Après 40 ans en terre d’architecture, qu’est-ce qui vous fait encore courir ?
Être avec les équipes, « en solution », relancer leurs projets, leur éviter une ornière. Hier, on s’est dit : « Ah là, ça commence à percoler », l’expression d’un client pour ce moment où on entend monter le petit glouglou dans la machine à expresso : les choses se mettent en place, l’image se stabilise, il y a un arrêt sur image. C’est important de fédérer sans perdre le fil de la réflexion et des idées.
Aujourd’hui, vous êtes dans la transmission…
C’est le plus grand des plaisirs, moins grand celui d’être celle qui a le plus de souvenirs et d’expérience pour ficeler un contrat (rires).
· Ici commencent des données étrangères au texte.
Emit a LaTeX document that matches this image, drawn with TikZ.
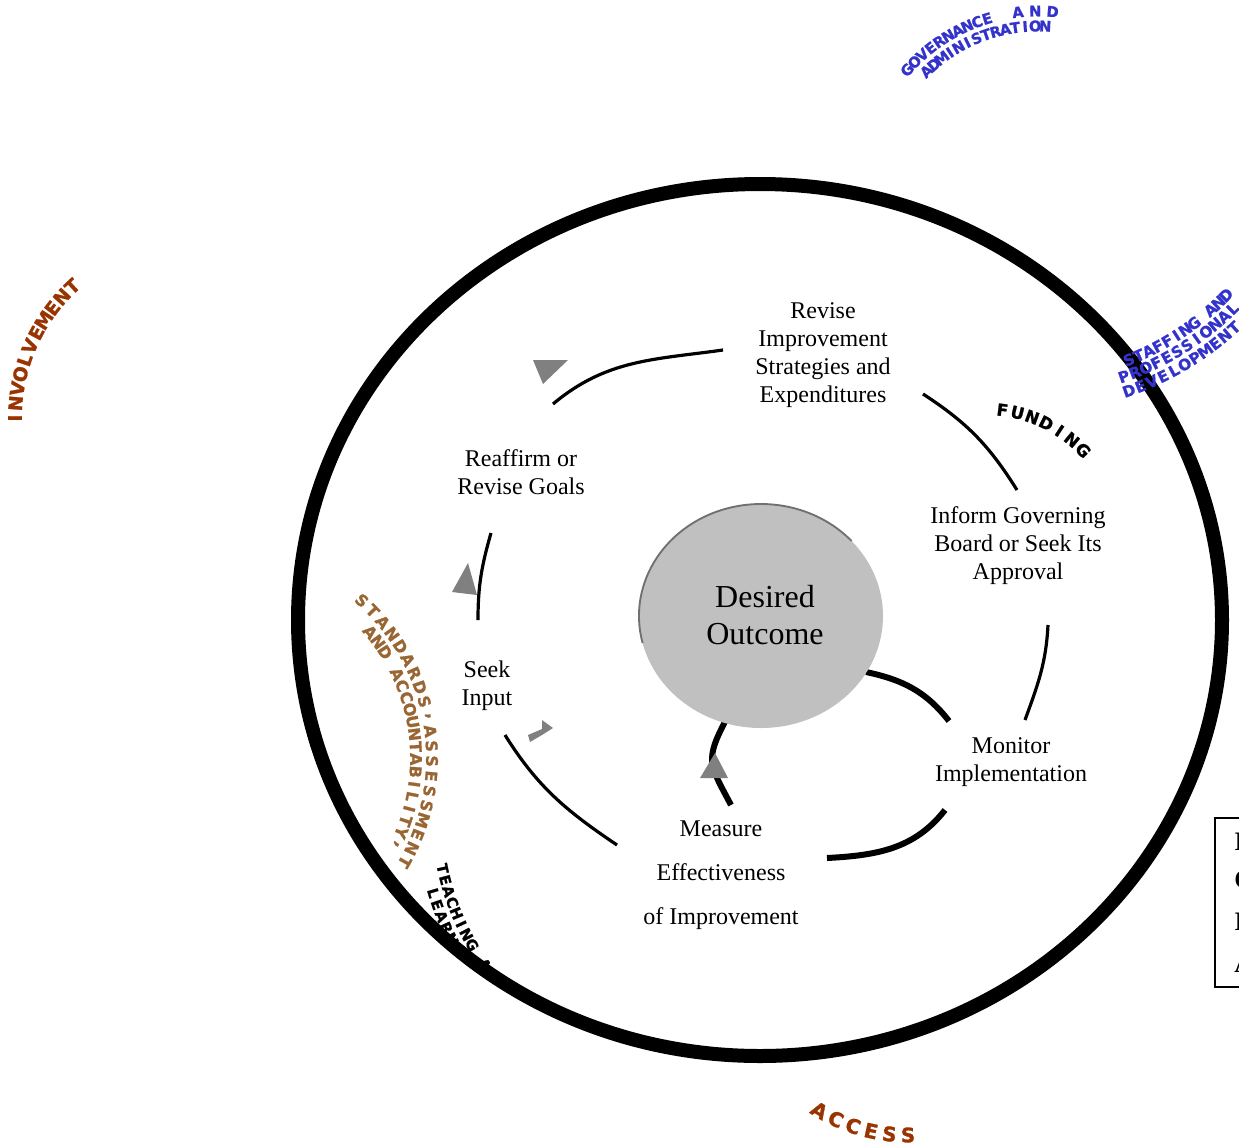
\documentclass[tikz,border=0pt]{standalone}
\usepackage{fontspec}
\setmainfont{Liberation Serif}
\newfontfamily\arcfont[BoldFeatures={FakeBold=1.2}]{DejaVu Sans}
\usetikzlibrary{calc}
\definecolor{govblue}{HTML}{3333CC}
\definecolor{rust}{HTML}{993300}
\definecolor{stdbrown}{HTML}{996633}
\definecolor{arrowgray}{HTML}{808080}
\definecolor{hubgray}{HTML}{C0C0C0}
\definecolor{hubedge}{HTML}{707070}
% #1 name prefix, #2 cx, #3 cy, #4 radius, #5 start angle, #6 step, #7 rotation offset, #8 style, #9 letters
\newcommand{\arctxt}[9]{%
  \foreach \ch [count=\i from 0] in {#9}{%
    \pgfmathsetmacro{\ang}{#5+\i*(#6)}%
    \pgfmathsetmacro{\rot}{#7-\ang}%
    \node[ltr,#8,rotate=\rot] (#1-\i) at ({#2+#4*cos(\ang)},{#3+#4*sin(\ang)}) {\ch};
  }%
}
\begin{document}
\begin{tikzpicture}[x=0.75pt,y=-0.75pt,
  lbl/.style={font=\fontsize{18}{21}\selectfont, align=center, inner sep=0pt},
  hubtext/.style={font=\fontsize{24}{28}\selectfont, align=center, inner sep=0pt},
  ltr/.style={inner sep=0pt},
  thinarc/.style={line width=2.4pt},
  thickarc/.style={line width=4.5pt},
  tri/.style={fill=arrowgray},
  ring/.style={line width=10.5pt}]
\useasboundingbox (0,0) rectangle (1239,1147);
\clip (0,0) rectangle (1239,1147);

% text partly hidden under the ring
\arctxt{teach}{695}{815}{258}{168}{-2.6}{90}{font=\arcfont\bfseries\fontsize{11}{11}\selectfont}{T,E,A,C,H,I,N,G,{},A}
\arctxt{learn}{695}{815}{273}{163.4}{-2.6}{90}{font=\arcfont\bfseries\fontsize{11}{11}\selectfont}{L,E,A,R,N}

% cycle connectors
\coordinate (a1s) at (553,404); \coordinate (a1e) at (723,350);
\coordinate (a2s) at (923,394); \coordinate (a2e) at (1017,490);
\coordinate (a3s) at (1048,625); \coordinate (a3e) at (1025,720);
\coordinate (a4s) at (505,735); \coordinate (a4e) at (617,845);
\coordinate (a5s) at (491,533); \coordinate (a5e) at (478,620);
\draw[thinarc] (a1s) to[out=40,in=-172] (a1e);
\draw[thinarc] (a2s) to[out=-33,in=122] (a2e);
\draw[thinarc] (a3s) to[out=-93,in=70] (a3e);
\draw[thinarc] (a4s) to[out=-58,in=146] (a4e);
\draw[thinarc] (a5s) to[out=-106,in=90] (a5e);

\coordinate (b1s) at (866,672); \coordinate (b1e) at (949,721);
\coordinate (b2s) at (945,810); \coordinate (b2e) at (827,858);
\coordinate (b3s) at (727,718); \coordinate (b3e) at (731,805);
\draw[thickarc] (b1s) to[out=-12,in=128] (b1e);
\draw[thickarc] (b2s) to[out=-128,in=3] (b2e);
\draw[thickarc] (b3s) to[out=-118,in=118,looseness=1.4] (b3e);

% hub
\coordinate (hub) at (761,616);
\fill[hubgray] (hub) ellipse [x radius=122, y radius=112];
\draw[hubedge,line width=1.4pt] ($(hub)+(166:122 and 112)$) arc[start angle=166,end angle=318,x radius=122,y radius=112];
\node[hubtext] (outcome) at (765,615) {Desired\\Outcome};

% arrowheads
\fill[tri] (533,360) -- (568,360) -- (543,384) -- cycle;
\fill[tri] (452,592) -- (477,595) -- (468,563) -- cycle;
\fill[tri] (700,778) -- (728,778) -- (715,753) -- cycle;
\fill[tri] (542,720) -- (553,728) -- (542,735) -- (530,742) -- (528,735) -- (542,729) -- cycle;

% step labels
\node[lbl] (revise) at (823,355) {Revise\\Improvement\\Strategies and\\Expenditures};
\node[lbl] (reaffirm) at (521,472) {Reaffirm or\\Revise Goals};
\node[lbl] (inform) at (1018,546) {Inform Governing\\Board or Seek Its\\Approval};
\node[lbl] (seek) at (487,686) {Seek\\Input};
\node[lbl] (monitor) at (1011,762) {Monitor\\Implementation};
\node[lbl,font=\fontsize{18}{33}\selectfont] (measure) at (721,875) {Measure\\Effectiveness\\of Improvement};

% outer ring
\draw[ring] (760,620) ellipse [x radius=462, y radius=436];

% curved labels
\arctxt{fund}{986}{544}{135}{-83}{6.5}{-90}{font=\arcfont\bfseries\fontsize{12.5}{13}\selectfont}{F,U,N,D,I,N,G}
\arctxt{acc}{908}{963}{172}{121}{-6.2}{90}{text=rust,font=\arcfont\bfseries\fontsize{15}{15}\selectfont}{A,C,C,E,S,S}
\arctxt{inv}{195}{418}{180}{180}{4.7}{-90}{text=rust,font=\arcfont\bfseries\fontsize{14}{14}\selectfont}{I,N,V,O,L,V,E,M,E,N,T}
\arctxt{std}{220}{758}{212}{-48}{4.07}{-90}{text=stdbrown,font=\arcfont\bfseries\fontsize{12}{12}\selectfont}{S,T,A,N,D,A,R,D,S,{,},A,S,S,E,S,S,M,E,N,T}
\arctxt{acct}{220}{758}{196}{-40}{3.67}{-90}{text=stdbrown,font=\arcfont\bfseries\fontsize{12}{12}\selectfont}{A,N,D,{},A,C,C,O,U,N,T,A,B,I,L,I,T,Y,{,}}
\arctxt{gov}{1038}{186}{175}{-138.4}{3.5}{-90}{text=govblue,font=\arcfont\bfseries\fontsize{11}{11}\selectfont}{G,O,V,E,R,N,A,N,C,E}
\arctxt{gand}{1038}{186}{175}{-96.6}{5.7}{-90}{text=govblue,font=\arcfont\bfseries\fontsize{11}{11}\selectfont}{A,N,D}
\arctxt{adm}{1038}{186}{160}{-134.2}{3.6}{-90}{text=govblue,font=\arcfont\bfseries\fontsize{11}{11}\selectfont}{A,D,M,I,N,I,S,T,R,A,T,I,O,N}
\arctxt{stf}{1027}{101}{278}{68.5}{-2.2}{90}{text=govblue,font=\arcfont\bfseries\fontsize{11.5}{12}\selectfont}{S,T,A,F,F,I,N,G,{},A,N,D}
\arctxt{prof}{1027}{101}{292}{70.6}{-2.3}{90}{text=govblue,font=\arcfont\bfseries\fontsize{11.5}{12}\selectfont}{P,R,O,F,E,S,S,I,O,N,A,L}
\arctxt{dev}{1027}{101}{307}{70.6}{-2.3}{90}{text=govblue,font=\arcfont\bfseries\fontsize{11.5}{12}\selectfont}{D,E,V,E,L,O,P,M,E,N,T}

% cut-off key box
\draw[line width=0.9pt] (1215,818) rectangle (1300,987);
\node[anchor=west,inner sep=0pt,font=\fontsize{20}{20}\selectfont\bfseries] (k1) at (1234,842) {I};
\node[anchor=west,inner sep=0pt,font=\fontsize{20}{20}\selectfont\bfseries] (k2) at (1234,880) {C};
\node[anchor=west,inner sep=0pt,font=\fontsize{20}{20}\selectfont\bfseries] (k3) at (1234,922) {I};
\node[anchor=west,inner sep=0pt,font=\fontsize{20}{20}\selectfont\bfseries] (k4) at (1234,964) {A};
\end{tikzpicture}
\end{document}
M3 architectes est née en 1997, je l’ai créée avec Jos Dell et Michel Petit. Aujourd’hui, il y a d’autres associés, Jürgen Simon, Carlos Esteves Duarte et Chantal Baumann, enfin une femme ! Au total, nous sommes une soixantaine, des gens pleins d’énergie avec des profils très différents, celui du petit cow-boy solitaire de mes débuts a disparu. Ce n’est plus une condition de savoir tout faire. Il faut être ouvert, respecter le métier de l’autre et aussi travailler avec les ingénieurs, chose la plus difficile.
Y a-t-il un projet qui reste plus particulièrement gravé en vous ?
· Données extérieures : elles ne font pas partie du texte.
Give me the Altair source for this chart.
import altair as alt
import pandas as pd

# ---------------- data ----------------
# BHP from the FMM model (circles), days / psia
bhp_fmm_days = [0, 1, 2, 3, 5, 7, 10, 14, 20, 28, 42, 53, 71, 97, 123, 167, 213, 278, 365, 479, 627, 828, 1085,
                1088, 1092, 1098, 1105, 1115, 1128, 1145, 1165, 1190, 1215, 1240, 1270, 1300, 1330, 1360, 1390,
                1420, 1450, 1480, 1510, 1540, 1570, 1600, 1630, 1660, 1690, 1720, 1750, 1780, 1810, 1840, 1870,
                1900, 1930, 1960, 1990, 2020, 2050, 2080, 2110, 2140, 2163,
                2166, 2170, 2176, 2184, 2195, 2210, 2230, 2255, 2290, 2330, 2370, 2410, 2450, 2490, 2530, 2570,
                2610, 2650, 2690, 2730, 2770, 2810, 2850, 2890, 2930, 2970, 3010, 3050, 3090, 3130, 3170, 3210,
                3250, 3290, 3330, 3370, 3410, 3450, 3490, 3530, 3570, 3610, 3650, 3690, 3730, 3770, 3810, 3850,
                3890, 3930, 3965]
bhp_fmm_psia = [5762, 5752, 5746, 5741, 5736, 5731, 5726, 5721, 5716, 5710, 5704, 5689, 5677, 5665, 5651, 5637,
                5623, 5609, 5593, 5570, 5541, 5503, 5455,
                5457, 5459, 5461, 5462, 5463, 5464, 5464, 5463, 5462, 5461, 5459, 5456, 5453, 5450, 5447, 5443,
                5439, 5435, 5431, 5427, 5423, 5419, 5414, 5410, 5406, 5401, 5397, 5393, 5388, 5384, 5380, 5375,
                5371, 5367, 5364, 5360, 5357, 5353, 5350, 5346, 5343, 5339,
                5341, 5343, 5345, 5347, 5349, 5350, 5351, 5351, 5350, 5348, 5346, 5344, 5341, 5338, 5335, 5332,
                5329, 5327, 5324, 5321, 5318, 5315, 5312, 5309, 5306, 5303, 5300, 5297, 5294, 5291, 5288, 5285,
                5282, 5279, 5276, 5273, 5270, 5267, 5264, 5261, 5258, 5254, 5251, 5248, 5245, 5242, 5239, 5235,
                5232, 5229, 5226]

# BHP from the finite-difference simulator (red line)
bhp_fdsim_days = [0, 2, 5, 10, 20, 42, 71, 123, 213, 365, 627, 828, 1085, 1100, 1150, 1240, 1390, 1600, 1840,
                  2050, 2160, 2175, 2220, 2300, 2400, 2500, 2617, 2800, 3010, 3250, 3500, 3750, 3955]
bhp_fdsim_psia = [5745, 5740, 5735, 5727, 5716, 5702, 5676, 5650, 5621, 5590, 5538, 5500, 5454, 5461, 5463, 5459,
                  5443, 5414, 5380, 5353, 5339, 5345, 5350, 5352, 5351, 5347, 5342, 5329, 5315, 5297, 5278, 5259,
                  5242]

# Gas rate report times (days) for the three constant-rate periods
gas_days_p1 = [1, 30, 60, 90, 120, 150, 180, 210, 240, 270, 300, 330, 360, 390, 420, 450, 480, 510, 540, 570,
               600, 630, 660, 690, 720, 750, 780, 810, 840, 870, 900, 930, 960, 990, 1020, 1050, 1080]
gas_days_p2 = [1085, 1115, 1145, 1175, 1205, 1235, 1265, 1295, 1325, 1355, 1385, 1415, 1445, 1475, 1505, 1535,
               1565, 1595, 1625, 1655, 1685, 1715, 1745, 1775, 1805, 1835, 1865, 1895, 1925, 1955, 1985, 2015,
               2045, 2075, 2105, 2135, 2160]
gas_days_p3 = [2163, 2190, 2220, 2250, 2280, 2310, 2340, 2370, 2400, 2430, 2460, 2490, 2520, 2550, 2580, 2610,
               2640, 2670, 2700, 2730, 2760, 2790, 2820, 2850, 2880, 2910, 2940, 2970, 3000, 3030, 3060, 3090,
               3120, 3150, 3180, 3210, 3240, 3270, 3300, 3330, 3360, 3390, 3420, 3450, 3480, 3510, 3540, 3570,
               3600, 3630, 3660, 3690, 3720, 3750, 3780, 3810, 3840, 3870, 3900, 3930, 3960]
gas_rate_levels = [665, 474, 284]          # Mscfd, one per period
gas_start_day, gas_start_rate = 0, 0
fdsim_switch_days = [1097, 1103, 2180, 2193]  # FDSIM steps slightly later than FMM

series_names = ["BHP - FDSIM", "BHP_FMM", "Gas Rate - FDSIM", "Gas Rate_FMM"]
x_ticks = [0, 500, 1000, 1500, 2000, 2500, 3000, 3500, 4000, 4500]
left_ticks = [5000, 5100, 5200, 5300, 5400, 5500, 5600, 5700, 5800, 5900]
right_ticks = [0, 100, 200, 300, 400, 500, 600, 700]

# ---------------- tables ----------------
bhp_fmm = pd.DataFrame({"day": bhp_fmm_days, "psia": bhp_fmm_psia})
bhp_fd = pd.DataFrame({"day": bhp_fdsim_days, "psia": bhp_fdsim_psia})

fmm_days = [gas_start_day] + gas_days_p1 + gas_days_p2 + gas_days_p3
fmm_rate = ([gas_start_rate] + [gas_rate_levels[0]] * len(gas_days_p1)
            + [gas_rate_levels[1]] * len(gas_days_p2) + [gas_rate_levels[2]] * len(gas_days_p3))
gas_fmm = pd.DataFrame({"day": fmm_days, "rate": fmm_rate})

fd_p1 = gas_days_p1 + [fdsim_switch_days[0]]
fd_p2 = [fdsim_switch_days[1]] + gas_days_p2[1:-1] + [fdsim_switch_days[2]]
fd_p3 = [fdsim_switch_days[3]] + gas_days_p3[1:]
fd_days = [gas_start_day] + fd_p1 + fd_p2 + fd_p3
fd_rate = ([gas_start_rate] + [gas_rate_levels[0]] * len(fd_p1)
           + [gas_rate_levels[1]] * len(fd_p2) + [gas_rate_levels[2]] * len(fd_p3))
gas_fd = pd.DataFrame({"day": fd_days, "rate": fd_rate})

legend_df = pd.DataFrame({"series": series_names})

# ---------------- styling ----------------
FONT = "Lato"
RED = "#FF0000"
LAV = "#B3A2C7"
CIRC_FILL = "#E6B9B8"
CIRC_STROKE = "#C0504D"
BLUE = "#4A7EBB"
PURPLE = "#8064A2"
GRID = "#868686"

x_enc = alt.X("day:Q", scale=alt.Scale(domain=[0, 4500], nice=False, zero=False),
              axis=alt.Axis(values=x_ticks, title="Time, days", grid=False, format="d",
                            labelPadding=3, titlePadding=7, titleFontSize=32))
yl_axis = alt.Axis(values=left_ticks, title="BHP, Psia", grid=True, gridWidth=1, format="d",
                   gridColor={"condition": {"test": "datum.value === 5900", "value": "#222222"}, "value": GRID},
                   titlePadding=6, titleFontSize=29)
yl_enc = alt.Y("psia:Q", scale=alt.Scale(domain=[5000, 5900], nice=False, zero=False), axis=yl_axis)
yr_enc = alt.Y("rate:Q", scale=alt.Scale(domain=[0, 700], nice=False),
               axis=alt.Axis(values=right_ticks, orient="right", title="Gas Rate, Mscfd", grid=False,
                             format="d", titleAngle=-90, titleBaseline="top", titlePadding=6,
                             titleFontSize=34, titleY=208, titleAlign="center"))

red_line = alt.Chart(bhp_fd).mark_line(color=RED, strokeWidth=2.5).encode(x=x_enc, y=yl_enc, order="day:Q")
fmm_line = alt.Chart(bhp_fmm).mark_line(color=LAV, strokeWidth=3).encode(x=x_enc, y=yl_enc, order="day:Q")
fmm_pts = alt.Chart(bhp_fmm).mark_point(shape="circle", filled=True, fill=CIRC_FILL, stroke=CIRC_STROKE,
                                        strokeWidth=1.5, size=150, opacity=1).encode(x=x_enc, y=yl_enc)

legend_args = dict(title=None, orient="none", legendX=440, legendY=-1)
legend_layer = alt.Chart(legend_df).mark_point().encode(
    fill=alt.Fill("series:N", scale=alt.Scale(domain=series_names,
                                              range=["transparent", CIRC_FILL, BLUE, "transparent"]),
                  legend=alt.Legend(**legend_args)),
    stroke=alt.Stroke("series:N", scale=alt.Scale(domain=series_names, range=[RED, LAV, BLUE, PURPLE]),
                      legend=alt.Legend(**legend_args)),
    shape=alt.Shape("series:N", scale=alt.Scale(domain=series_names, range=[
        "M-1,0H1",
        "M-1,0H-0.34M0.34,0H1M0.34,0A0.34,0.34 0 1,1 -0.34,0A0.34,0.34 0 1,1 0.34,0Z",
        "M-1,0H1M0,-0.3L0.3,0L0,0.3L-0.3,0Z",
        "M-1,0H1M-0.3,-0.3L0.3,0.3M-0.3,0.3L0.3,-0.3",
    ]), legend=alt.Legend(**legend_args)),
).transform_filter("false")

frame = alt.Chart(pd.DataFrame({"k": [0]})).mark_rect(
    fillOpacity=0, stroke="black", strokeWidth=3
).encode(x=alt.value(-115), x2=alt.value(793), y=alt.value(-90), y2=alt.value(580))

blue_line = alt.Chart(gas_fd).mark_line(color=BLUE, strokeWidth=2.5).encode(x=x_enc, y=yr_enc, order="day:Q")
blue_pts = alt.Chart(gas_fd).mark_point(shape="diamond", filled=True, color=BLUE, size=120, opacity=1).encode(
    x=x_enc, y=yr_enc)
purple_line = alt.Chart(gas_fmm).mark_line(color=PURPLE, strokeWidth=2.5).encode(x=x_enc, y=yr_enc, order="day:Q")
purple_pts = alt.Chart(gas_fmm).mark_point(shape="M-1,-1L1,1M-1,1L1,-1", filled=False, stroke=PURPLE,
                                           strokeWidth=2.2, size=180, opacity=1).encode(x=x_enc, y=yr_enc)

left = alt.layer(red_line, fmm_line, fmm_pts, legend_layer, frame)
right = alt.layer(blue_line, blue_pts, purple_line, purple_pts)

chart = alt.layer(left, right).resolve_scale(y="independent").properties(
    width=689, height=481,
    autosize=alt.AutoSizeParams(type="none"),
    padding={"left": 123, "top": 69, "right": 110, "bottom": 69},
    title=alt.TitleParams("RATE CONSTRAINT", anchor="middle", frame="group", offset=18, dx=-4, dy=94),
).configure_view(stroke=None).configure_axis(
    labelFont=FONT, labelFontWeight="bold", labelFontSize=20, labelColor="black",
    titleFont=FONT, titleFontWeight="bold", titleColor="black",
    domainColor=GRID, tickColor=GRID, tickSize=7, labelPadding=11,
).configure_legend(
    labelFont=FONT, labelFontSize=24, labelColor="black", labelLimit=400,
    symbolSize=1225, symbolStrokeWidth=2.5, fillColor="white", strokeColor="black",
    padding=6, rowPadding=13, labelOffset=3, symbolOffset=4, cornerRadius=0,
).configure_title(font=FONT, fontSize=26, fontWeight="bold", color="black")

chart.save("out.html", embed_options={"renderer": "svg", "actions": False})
La construction du Sofitel Kirchberg, avec Christian Bauer, a été un moment particulier. On a fini le cahier des charges quand j’étais enceinte de mes jumeaux, il y a 32 ans. A la maternité, j’ai reçu un coup de fil et là j’ai su que je ne laisserais pas cet autre bébé seul, cet hôtel je m’en sentais responsable. Il m’a d’ailleurs permis deux autres réalisations sur le même terrain, le Novotel Suites puis le Mama Shelter, le maître d’ouvrage est en effet revenu deux fois vers moi, un cadeau !
En 2022, vous avez été nommée Présidente du LUCA…
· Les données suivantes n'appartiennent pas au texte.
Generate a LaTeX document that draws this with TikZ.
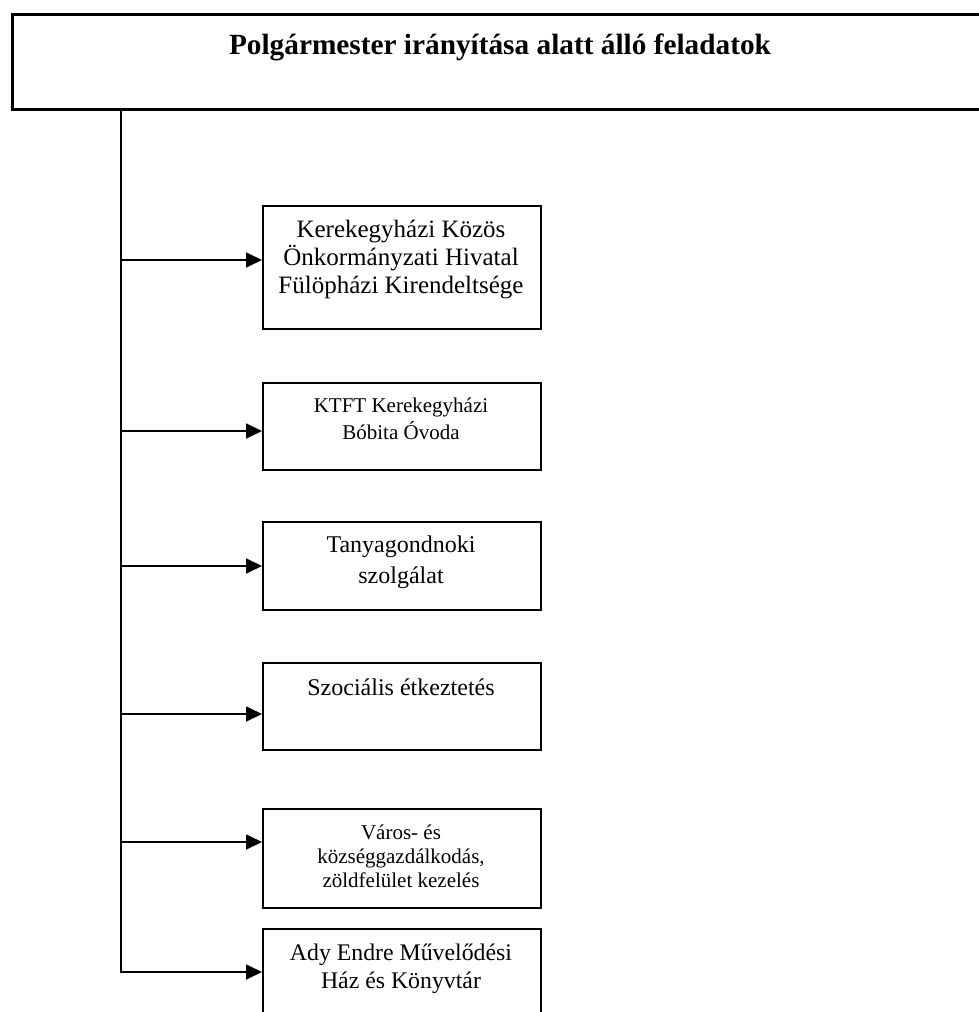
\documentclass[tikz,border=0pt]{standalone}
\usepackage{fontspec}
\setmainfont{Liberation Serif}
\usetikzlibrary{arrows.meta}
\tikzset{
  frame/.style={draw=black, line width=3pt, rectangle, inner sep=0pt},
  unit/.style={draw=black, line width=1.8pt, rectangle, inner sep=0pt, minimum width=278pt},
  lbl/.style={align=center, inner sep=0pt, font=\fontsize{23.8}{27.5}\selectfont},
  lblsmall/.style={align=center, inner sep=0pt, font=\fontsize{21}{27}\selectfont},
  conn/.style={line width=1.8pt, -{Triangle[length=16pt,width=15pt]}},
  spine/.style={line width=1.8pt},
}
\begin{document}
\begin{tikzpicture}[x=1pt,y=-1pt]
\useasboundingbox (0,0) rectangle (979,1012);
\clip (0,0) rectangle (979,1012);
% top box
\node[frame, minimum width=990pt, minimum height=95pt, anchor=north west] (top) at (11,13) {};
\node[inner sep=0pt, font=\fontsize{29.3}{32}\selectfont\bfseries] (title) at (500,47) {Polgármester irányítása alatt álló feladatok};
% spine
\coordinate (s0) at (121,108);
\coordinate (s6) at (121,973);
\draw[spine] (s0) -- (s6);
% boxes
\node[unit, minimum height=123pt, anchor=north west] (b1) at (262,205) {};
\node[lbl, font=\fontsize{25}{28}\selectfont] (t1) at (401,260) {Kerekegyházi Közös\\Önkormányzati Hivatal\\Fülöpházi Kirendeltsége};
\node[unit, minimum height=87pt, anchor=north west] (b2) at (262,382) {};
\node[lblsmall] (t2) at (401,419) {KTFT Kerekegyházi\\Bóbita Óvoda};
\node[unit, minimum height=88pt, anchor=north west] (b3) at (262,521) {};
\node[lbl, font=\fontsize{24}{31}\selectfont] (t3) at (401,562) {Tanyagondnoki\\szolgálat};
\node[unit, minimum height=87pt, anchor=north west] (b4) at (262,662) {};
\node[lbl, font=\fontsize{24}{28}\selectfont] (t4) at (401,687) {Szociális étkeztetés};
\node[unit, minimum height=99pt, anchor=north west] (b5) at (262,808) {};
\node[lblsmall, font=\fontsize{21}{24}\selectfont] (t5) at (401,856) {Város- és\\községgazdálkodás,\\zöldfelület kezelés};
\node[unit, minimum height=120pt, anchor=north west] (b6) at (262,928) {};
\node[lbl] (t6) at (401,969) {Ady Endre Művelődési\\Ház és Könyvtár};
% connectors
\coordinate (a1) at (121,260);
\coordinate (a2) at (121,431);
\coordinate (a3) at (121,566);
\coordinate (a4) at (121,714);
\coordinate (a5) at (121,842);
\coordinate (a6) at (121,972);
\draw[conn] (a1) -- (a1 -| b1.west);
\draw[conn] (a2) -- (a2 -| b2.west);
\draw[conn] (a3) -- (a3 -| b3.west);
\draw[conn] (a4) -- (a4 -| b4.west);
\draw[conn] (a5) -- (a5 -| b5.west);
\draw[conn] (a6) -- (a6 -| b6.west);
\end{tikzpicture}
\end{document}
J’étais au Conseil de l’Ordre des Architectes quand on a créé la Fondarch pour pouvoir travailler sur des thématiques plus sélectives et accéder à des budgets culturels. Les jeunes sont persuadés que le nom de « fondation » fait riche, alors qu’on a besoin de contributions, elle a donc changé de nom. Le LUCA ne concerne pas seulement l’architecture et l’ingénierie, mais tout ce qui enrichit la réflexion sur le développement durable. Je suis très contente de cette mission, elle est arrivée à un moment un peu chahuté, juste après le Covid, mais depuis elle s’est réalignée sur ses vrais objectifs.
La culture semble occuper une grande place dans votre vie ?
Mon papa, philologue, m’a appris à aimer l’écriture et la lecture et à me construire une bibliothèque très personnelle. Il avait interdit la télé à la maison jusqu’à la Coupe du monde de 78 où il a fini par craquer à cause de mon petit frère (rires). Il jouait aussi de l’orgue et le chant d’opéra, c’était le quiz du dimanche. Devenus pianistes ou violonistes amateurs, mon frère, ma sœur et moi l’étions avec modestie. Plus tard, la peinture et la photographie ont pris plus de place.
Quel architecte vous inspire ?
A mi-parcours, j’ai pris une grosse claque en découvrant le minimalisme et le travail de gens comme Claudio Silvestrin ou John Pawson. Plus récemment, Annabelle Selldorf, que j’ai découverte au hasard d’un voyage aux États-Unis, m’a impressionnée par sa force sereine.